White, a silver-haired father of six, has a barking laugh and an easy grin. His lucrative career at Bain, where he is still an investor, has given him the freedom to help out Romney and pursue enthusiasms, like his part ownership of the Boston Celtics. But he grew up far from the wealthy Michigan suburbs and elite prep schools of Romney’s youth.

The son of an Irish-Catholic factory machinist and a telephone service representative in Woburn, Mass., he was the first member of his family to attend college — Bowdoin, on financial aid. He was the goalie on the hockey team, “which at Bowdoin is like being the starting quarterback on a college football team,” said David Binswanger, a classmate.

But White stood out for blending in, splitting his time between the jocks and the A students.

“You would have expected somebody like that to be the ego, or the big man on campus,” Binswanger said.

That understated quality, colleagues said, drew Romney to him. After recruiting White to Bain Consulting in 1981, Romney made him the first employee of Bain Capital, the private equity firm he founded three years later. White’s trademark, then and now: making change without making waves. Respected and well liked, White generally gets his way.

Campaign aides said White has pulled off the tricky job of being Romney’s close friend while earning the trust of the candidate’s staff, by making clear that much of what he learns will remain confidential. He works from an office on the second floor of the Romney campaign office in Boston’s North End, where a white board is covered in handwritten charts.
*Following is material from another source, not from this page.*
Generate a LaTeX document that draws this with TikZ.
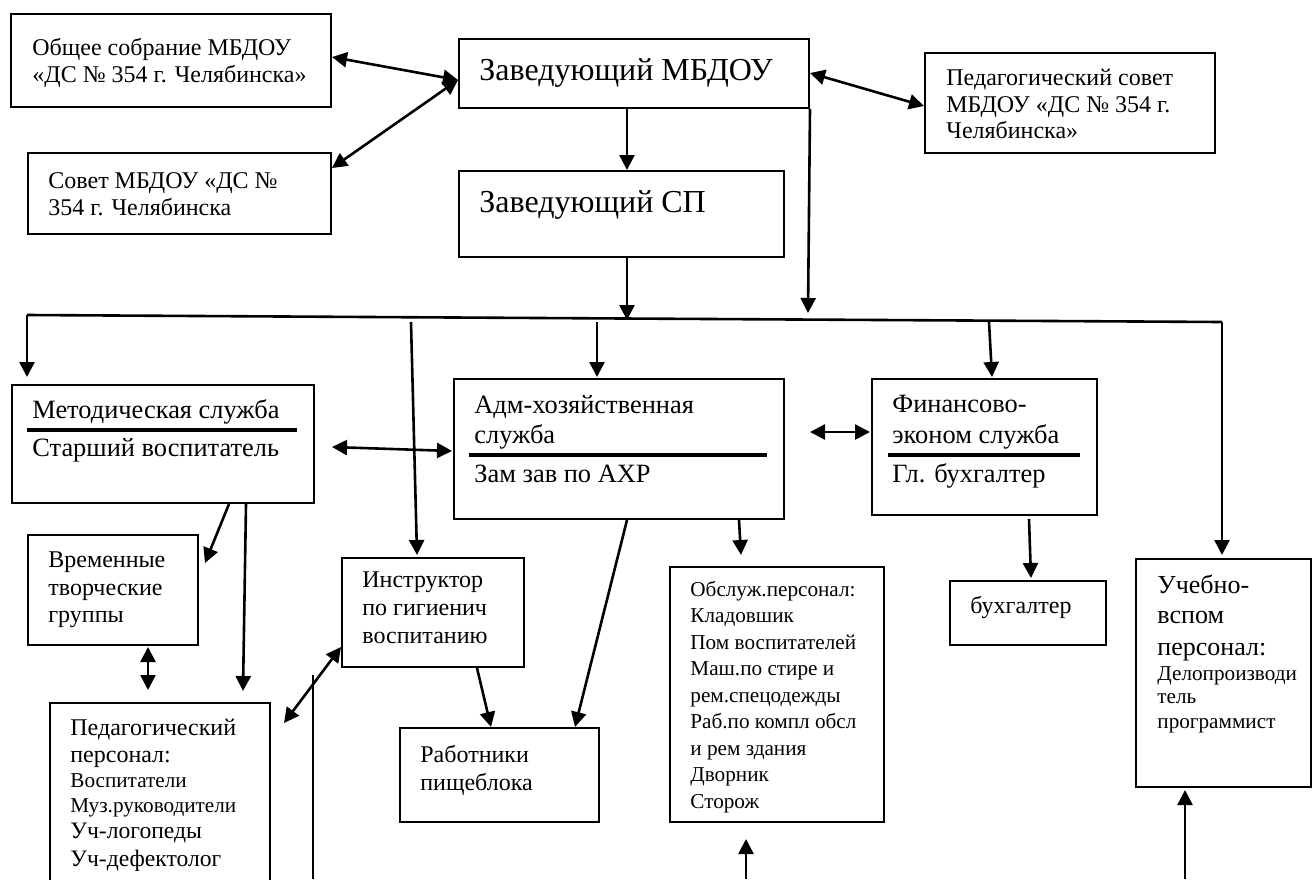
\documentclass[tikz,border=0pt]{standalone}
\usepackage{fontspec}
\setmainfont{Liberation Serif}
\usetikzlibrary{arrows.meta,calc}
\begin{document}
\begin{tikzpicture}[x=0.5pt,y=-0.5pt,
  box/.style={draw,line width=1pt,inner sep=0pt,anchor=north west},
  con/.style={line width=1.3pt},
  arr/.style={con,-{Triangle[length=7.5pt,width=7.5pt]}},
  darr/.style={con,{Triangle[length=7.5pt,width=7.5pt]}-{Triangle[length=7.5pt,width=7.5pt]}},
  rulel/.style={line width=2pt},
  tl/.style={anchor=base west,inner sep=0pt},
  fa/.style={tl,font=\fontsize{12}{13}\selectfont},
  fb/.style={tl,font=\fontsize{16}{18}\selectfont},
  fc/.style={tl,font=\fontsize{13.2}{14}\selectfont},
  fg/.style={tl,font=\fontsize{13}{14}\selectfont},
  fd/.style={tl,font=\fontsize{10.6}{11}\selectfont},
  fe/.style={tl,font=\fontsize{11.8}{12}\selectfont}]
\useasboundingbox (0,0) rectangle (1312,879);
\clip (0,0) rectangle (1312,879);

% boxes
\node[box,minimum width=160pt,minimum height=46.5pt] (obs) at (10,13) {};
\node[box,minimum width=151.5pt,minimum height=40.5pt] (sov) at (27,152) {};
\node[box,minimum width=175pt,minimum height=34.5pt] (zav) at (458,38) {};
\node[box,minimum width=162.5pt,minimum height=43pt] (sp) at (458,170) {};
\node[box,minimum width=145pt,minimum height=50pt] (ps) at (924,52) {};
\node[box,minimum width=151pt,minimum height=59pt] (met) at (11,384) {};
\node[box,minimum width=165pt,minimum height=70pt] (adm) at (453,378) {};
\node[box,minimum width=112.5pt,minimum height=68pt] (fin) at (871,378) {};
\node[box,minimum width=85pt,minimum height=55pt] (vrem) at (27,534) {};
\node[box,minimum width=91pt,minimum height=54.5pt] (instr) at (341,557) {};
\node[box,minimum width=110pt,minimum height=99pt] (pp) at (49,702) {};
\node[box,minimum width=99.5pt,minimum height=47pt] (rab) at (399,727) {};
\node[box,minimum width=107pt,minimum height=127.5pt] (obsl) at (669,566) {};
\node[box,minimum width=78pt,minimum height=32pt] (buh) at (949,580) {};
\node[box,minimum width=87.5pt,minimum height=114pt] (ucheb) at (1135,558) {};

% rules
\draw[rulel] ($(met.north west)+(16,46)$) -- ($(met.north west)+(286,46)$);
\draw[rulel] ($(adm.north west)+(16,77)$) -- ($(adm.north west)+(314,77)$);
\draw[rulel] ($(fin.north west)+(17,77)$) -- ($(fin.north west)+(209,77)$);

% texts
\node[fa] (t1) at (32,55) {Общее собрание МБДОУ};
\node[fa] (t2) at (32,82) {«ДС № 354 г. Челябинска»};
\node[fa] (t3) at (48,188) {Совет МБДОУ «ДС №};
\node[fa] (t4) at (48,215) {354 г. Челябинска};
\node[fb] (t5) at (479,80) {Заведующий МБДОУ};
\node[fb] (t6) at (479,212) {Заведующий СП};
\node[fa] (t7) at (946,85) {Педагогический совет};
\node[fa] (t8) at (946,112) {МБДОУ «ДС № 354 г.};
\node[fa] (t9) at (946,138) {Челябинска»};
\node[fc] (t10) at (32,418) {Методическая служба};
\node[fc] (t11) at (32,456) {Старший воспитатель};
\node[fc] (t12) at (474,413) {Адм-хозяйственная};
\node[fc] (t13) at (474,443) {служба};
\node[fc] (t14) at (474,482) {Зам зав по АХР};
\node[fc] (t15) at (892,412) {Финансово-};
\node[fc] (t16) at (892,443) {эконом служба};
\node[fc] (t17) at (892,482) {Гл. бухгалтер};
\node[fa] (t18) at (48,567) {Временные};
\node[fa] (t19) at (48,595) {творческие};
\node[fa] (t20) at (48,622) {группы};
\node[fa] (t21) at (362,587) {Инструктор};
\node[fa] (t22) at (362,615) {по гигиенич};
\node[fa] (t23) at (362,643) {воспитанию};
\node[fa] (t24) at (70,735) {Педагогический};
\node[fa] (t25) at (70,762) {персонал:};
\node[fd] (t26) at (70,787) {Воспитатели};
\node[fd] (t27) at (70,812) {Муз.руководители};
\node[fe] (t28) at (70,838) {Уч-логопеды};
\node[fe] (t29) at (70,866) {Уч-дефектолог};
\node[fa] (t30) at (420,762) {Работники};
\node[fa] (t31) at (420,790) {пищеблока};
\node[fd] (t32) at (690,596) {Обслуж.персонал:};
\node[fd] (t33) at (690,622.5) {Кладовшик};
\node[fd] (t34) at (690,649) {Пом воспитателей};
\node[fd] (t35) at (690,675.5) {Маш.по стире и};
\node[fd] (t36) at (690,702) {рем.спецодежды};
\node[fd] (t37) at (690,728.5) {Раб.по компл обсл};
\node[fd] (t38) at (690,755) {и рем здания};
\node[fd] (t39) at (690,781.5) {Дворник};
\node[fd] (t40) at (690,808) {Сторож};
\node[fa] (t41) at (970,613) {бухгалтер};
\node[fg] (t42) at (1157,593) {Учебно-};
\node[fg] (t43) at (1157,623) {вспом};
\node[fg] (t44) at (1157,655) {персонал:};
\node[fd] (t45) at (1157,680) {Делопроизводи};
\node[fd] (t46) at (1157,703) {тель};
\node[fd] (t47) at (1157,728) {программист};

% coordinates
\coordinate (hl) at (27,315);
\coordinate (hr) at (1222,322);
\coordinate (m1) at (627,320);
\coordinate (m2) at (808,313);
\coordinate (s1) at (597,322);
\coordinate (s2) at (989,322);
\coordinate (s3) at (411,322);
\coordinate (v1) at (313,675);
\coordinate (v2) at (313,879);
\coordinate (b1) at (746,879);
\coordinate (b2) at (1185,879);

% connectors
\draw[darr] ($(obs.north east)+(0,44)$) -- ($(zav.north west)+(0,42)$);
\draw[darr] ($(sov.north east)+(0,16)$) -- ($(zav.north west)+(0,42)$);
\draw[darr] ($(zav.north east)+(0,35)$) -- ($(ps.north west)+(0,54)$);
\draw[arr] ($(zav.south west)+(169,0)$) -- ($(sp.north west)+(169,0)$);
\draw[arr] ($(sp.south west)+(169,0)$) -- (m1);
\draw[arr] (zav.south east) -- (m2);
\draw[con] (hl) -- (hr);
\draw[arr] (hl) -- ($(met.north west)+(16,-7)$);
\draw[arr] (hr) -- ($(ucheb.north west)+(87,-3)$);
\draw[arr] (s1) -- ($(adm.north west)+(144,-1)$);
\draw[arr] (s2) -- ($(fin.north west)+(121,-1)$);
\draw[arr] (s3) -- ($(instr.north west)+(76,-2)$);
\draw[darr] ($(met.north east)+(17,63)$) -- ($(adm.north west)+(-1,73)$);
\draw[darr] ($(adm.north east)+(25,54)$) -- ($(fin.north west)+(-1,54)$);
\draw[arr] ($(met.south west)+(218,0)$) -- ($(vrem.north east)+(6,29)$);
\draw[arr] ($(met.south west)+(235,0)$) -- ($(pp.north west)+(194,-11)$);
\draw[darr] ($(vrem.south west)+(121,1)$) -- ($(pp.north west)+(99,-12)$);
\draw[darr] ($(instr.south west)+(0,-21)$) -- ($(pp.north east)+(13,21)$);
\draw[con] (v1) -- (v2);
\draw[arr] ($(instr.south west)+(136,0)$) -- ($(rab.north west)+(92,0)$);
\draw[arr] ($(adm.south west)+(174,0)$) -- ($(rab.north west)+(176,0)$);
\draw[arr] ($(adm.south west)+(286,0)$) -- ($(obsl.north west)+(72,-11)$);
\draw[arr] ($(fin.south west)+(158,3)$) -- ($(buh.north west)+(82,-2)$);
\draw[arr] (b1) -- ($(obsl.south west)+(77,16)$);
\draw[arr] (b2) -- ($(ucheb.south west)+(50,2)$);
\end{tikzpicture}
\end{document}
But he is frequently on the road, sitting a row behind Romney on the candidate’s plane, offering jokes and counsel. He has a knack for figuring out when Romney is feeling disconnected from headquarters and should be looped in on a conference call, or when he needs a break in his tight schedule.

And if Romney makes it to the White House? White is on the team planning the transition, and aides cannot imagine that Romney would not turn to him again.

White has at least contemplated a role for himself in the capital. Back in the 1990s, he interviewed a job candidate at Bain Capital named Marc Walpow, who said he had asked White what he wanted to do after his time at the firm. Walpow still remembers his answer: “I might go to Washington with Mitt.”